● **TASK**:
Copy the data below exactly, omitting any picture it contains.

● **DATASET EXCERPT**:
— START —
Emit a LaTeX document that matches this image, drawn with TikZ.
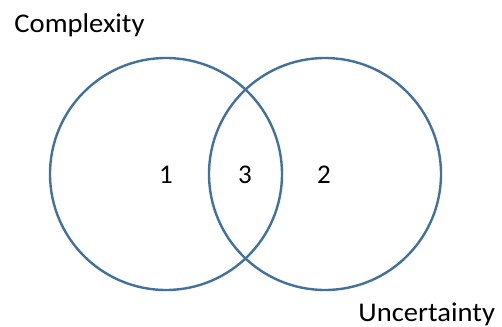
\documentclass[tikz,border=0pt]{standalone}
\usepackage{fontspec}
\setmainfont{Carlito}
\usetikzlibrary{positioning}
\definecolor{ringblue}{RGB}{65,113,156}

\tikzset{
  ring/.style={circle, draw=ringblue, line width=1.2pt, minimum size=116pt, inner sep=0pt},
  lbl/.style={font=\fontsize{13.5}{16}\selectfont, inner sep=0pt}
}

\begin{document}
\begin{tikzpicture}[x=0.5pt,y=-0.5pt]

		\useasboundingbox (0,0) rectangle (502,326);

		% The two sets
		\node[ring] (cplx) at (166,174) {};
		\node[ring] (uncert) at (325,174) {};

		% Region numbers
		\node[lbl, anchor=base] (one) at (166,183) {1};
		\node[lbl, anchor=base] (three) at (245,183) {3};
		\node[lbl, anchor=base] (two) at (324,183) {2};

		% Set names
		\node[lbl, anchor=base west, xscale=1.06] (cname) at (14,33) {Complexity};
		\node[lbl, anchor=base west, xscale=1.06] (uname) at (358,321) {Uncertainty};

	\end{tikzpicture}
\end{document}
— END —
● **WRITTEN SOLUTION**:
Emit a LaTeX document that matches this image, drawn with TikZ.
\documentclass[tikz,border=0pt]{standalone}
\usepackage{fontspec}
\setmainfont{Carlito}
\usetikzlibrary{positioning}
\definecolor{ringblue}{RGB}{65,113,156}

\tikzset{
  ring/.style={circle, draw=ringblue, line width=1.2pt, minimum size=116pt, inner sep=0pt},
  lbl/.style={font=\fontsize{13.5}{16}\selectfont, inner sep=0pt}
}

\begin{document}
\begin{tikzpicture}[x=0.5pt,y=-0.5pt]

		\useasboundingbox (0,0) rectangle (502,326);

		% The two sets
		\node[ring] (cplx) at (166,174) {};
		\node[ring] (uncert) at (325,174) {};

		% Region numbers
		\node[lbl, anchor=base] (one) at (166,183) {1};
		\node[lbl, anchor=base] (three) at (245,183) {3};
		\node[lbl, anchor=base] (two) at (324,183) {2};

		% Set names
		\node[lbl, anchor=base west, xscale=1.06] (cname) at (14,33) {Complexity};
		\node[lbl, anchor=base west, xscale=1.06] (uname) at (358,321) {Uncertainty};

	\end{tikzpicture}
\end{document}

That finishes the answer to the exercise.